The group recorded revenues of US$1.01mln during 2017, up from US$862,988 in 2016, generating a gross profit of US$896,548, up from US$593,079 the year before.
Administrative costs in 2017 were reduced from 2016, with the majority of savings made by cutting staff and consultancy costs in non-value-added business areas, Strat Aero said.
Administration expenses were reduced to US$3.52mln from US$4.19mln the year before, contributing to a loss before tax of US$2.94mln, compared to US$3.64mln the year before.
Cash balances at the year-end amounted to US$668,183 (2016: US$3,918).

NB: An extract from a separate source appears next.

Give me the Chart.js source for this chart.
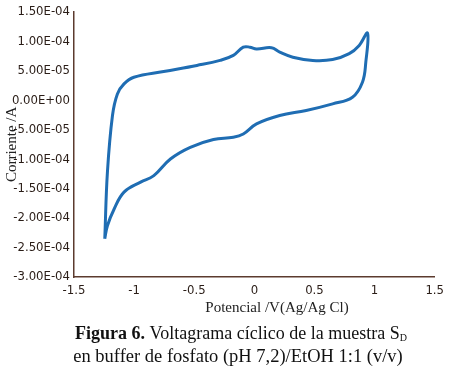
<!DOCTYPE html>
<html>
<head>
<meta charset="utf-8">
<script src="https://cdn.jsdelivr.net/npm/chart.js@4"></script>
<style>
  html, body { margin: 0; padding: 0; background: #fff; }
  #wrap { width: 450px; height: 370px; position: relative; }
</style>
</head>
<body>
<div id="wrap"><canvas id="c" width="450" height="370"></canvas></div>
<script>
// Potential (V vs Ag/AgCl) and current (A) along the cyclic voltammogram loop
const potential = [
  -1.244, -1.222, -1.180, -1.139, -1.084, -1.002, -0.754, -0.478, -0.285, -0.175,
  -0.092, -0.037, 0.018, 0.142, 0.211, 0.320, 0.486, 0.651, 0.789, 0.872, 0.941,
  0.927, 0.899, 0.816, 0.651, 0.431, 0.211, 0.018, -0.092, -0.175, -0.340,
  -0.533, -0.698, -0.836, -0.946, -1.084, -1.167, -1.222, -1.244
];
const current = [
  -2.35e-4, -1.22e-4, -2.6e-5, 1.07e-5, 2.77e-5, 3.9e-5, 4.87e-5, 5.9e-5, 6.75e-5, 7.6e-5,
  9.0e-5, 9.0e-5, 8.7e-5, 8.9e-5, 8.16e-5, 7.3e-5, 6.75e-5, 6.9e-5, 7.9e-5, 9.3e-5, 1.14e-4,
  6.46e-5, 3.06e-5, 5.1e-6, -6.3e-6, -1.75e-5, -2.6e-5, -4.03e-5, -5.73e-5, -6.29e-5, -6.68e-5,
  -8.0e-5, -9.98e-5, -1.28e-4, -1.39e-4, -1.56e-4, -1.85e-4, -2.13e-4, -2.35e-4
];
const xTicks = [-1.5, -1, -0.5, 0, 0.5, 1, 1.5];
const yTicks = [1.5e-4, 1.0e-4, 5.0e-5, 0, -5.0e-5, -1.0e-4, -1.5e-4, -2.0e-4, -2.5e-4, -3.0e-4];
const xTitle = 'Potencial /V(Ag/Ag Cl)';
const yTitle = 'Corriente /A';
const captionBold = 'Figura 6.';
const captionRest = ' Voltagrama cíclico de la muestra S';
const captionSub = 'D';
const captionLine2 = 'en buffer de fosfato (pH 7,2)/EtOH 1:1 (v/v)';

const points = potential.map((v, i) => ({ x: v, y: current[i] }));

function fmtExp(v) {
  if (v === 0) return '0.00E+00';
  const e = Math.floor(Math.log10(Math.abs(v)) + 1e-9);
  const m = v / Math.pow(10, e);
  const es = (e < 0 ? '-' : '+') + String(Math.abs(e)).padStart(2, '0');
  return m.toFixed(2) + 'E' + es;
}

const tickFont = { family: "'Liberation Sans Narrow', 'DejaVu Sans Condensed', 'Liberation Sans', sans-serif", size: 13 };
const tickColor = '#2a1d17';
const axisColor = '#5c3b2e';
const serif = "'Liberation Serif', 'DejaVu Serif', serif";

const textPlugin = {
  id: 'texts',
  afterDraw(chart) {
    const ctx = chart.ctx;
    const area = chart.chartArea;
    ctx.save();
    ctx.fillStyle = '#222';
    ctx.textBaseline = 'middle';
    // x title
    ctx.font = '15px ' + serif;
    ctx.textAlign = 'center';
    ctx.fillText(xTitle, 277, 308);
    // y title
    ctx.save();
    ctx.translate(12, (area.top + area.bottom) / 2);
    ctx.rotate(-Math.PI / 2);
    ctx.fillText(yTitle, 0, 0);
    ctx.restore();
    // caption line 1
    ctx.fillStyle = '#111';
    ctx.textAlign = 'left';
    const bFont = 'bold 18px ' + serif, nFont = '18px ' + serif, sFont = '10px ' + serif;
    ctx.font = bFont; const w1 = ctx.measureText(captionBold).width;
    ctx.font = nFont; const w2 = ctx.measureText(captionRest).width;
    ctx.font = sFont; const w3 = ctx.measureText(captionSub).width;
    let x = 241 - (w1 + w2 + w3) / 2;
    const y1 = 334;
    ctx.font = bFont; ctx.fillText(captionBold, x, y1); x += w1;
    ctx.font = nFont; ctx.fillText(captionRest, x, y1); x += w2;
    ctx.font = sFont; ctx.fillText(captionSub, x, y1 + 4);
    // caption line 2
    ctx.font = '18.5px ' + serif; ctx.textAlign = 'center';
    ctx.fillText(captionLine2, 238, 357);
    ctx.restore();
  }
};

new Chart(document.getElementById('c'), {
  type: 'scatter',
  data: {
    datasets: [{
      data: points,
      showLine: true,
      borderColor: '#1f6db3',
      borderWidth: 3,
      pointRadius: 0,
      tension: 0.4,
      fill: false
    }]
  },
  options: {
    responsive: false,
    animation: false,
    layout: { padding: { top: 10, right: 13, left: 0, bottom: 0 } },
    plugins: { legend: { display: false }, tooltip: { enabled: false } },
    scales: {
      x: {
        type: 'linear', min: -1.5, max: 1.5,
        afterBuildTicks(s) { s.ticks = xTicks.map(v => ({ value: v })); },
        afterFit(s) { s.height = 93; },
        grid: { display: false, drawTicks: false },
        border: { display: true, color: axisColor, width: 1.5 },
        ticks: { font: tickFont, color: tickColor, padding: 6, maxRotation: 0, autoSkip: false,
                 callback: v => String(v) }
      },
      y: {
        type: 'linear', min: -3e-4, max: 1.5e-4,
        afterBuildTicks(s) { s.ticks = yTicks.map(v => ({ value: v })); },
        afterFit(s) { s.width = 74; },
        grid: { display: false, drawTicks: false },
        border: { display: true, color: axisColor, width: 1.5 },
        ticks: { font: tickFont, color: tickColor, padding: 4, autoSkip: false,
                 callback: v => fmtExp(v) }
      }
    }
  },
  plugins: [textPlugin]
});
</script>
</body>
</html>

Cash balances in early June were roughly £550,000 (US$730,000).
“Geocurve's focus on, and continued success in, providing survey and inspection services using a diverse range of technologies including UAVs [unmanned aerial vehicles, or drones], as well as ground- and water-based survey equipment, puts it in a strong position entering 2018 as it continues its focus on long-term high value blue chip clients,” the company said.
“Geocurve's differentiated capabilities in the survey industry deliver exactly the analysis that its clients require to maximise the productivity of their teams and minimise asset downtime,” it added.
The board continues to examine opportunities to grow both organically and through the acquisition of complementary businesses and technologies that can enhance growth in shareholder value, said Nigel Burton, non-executive chairman of Strat Aero.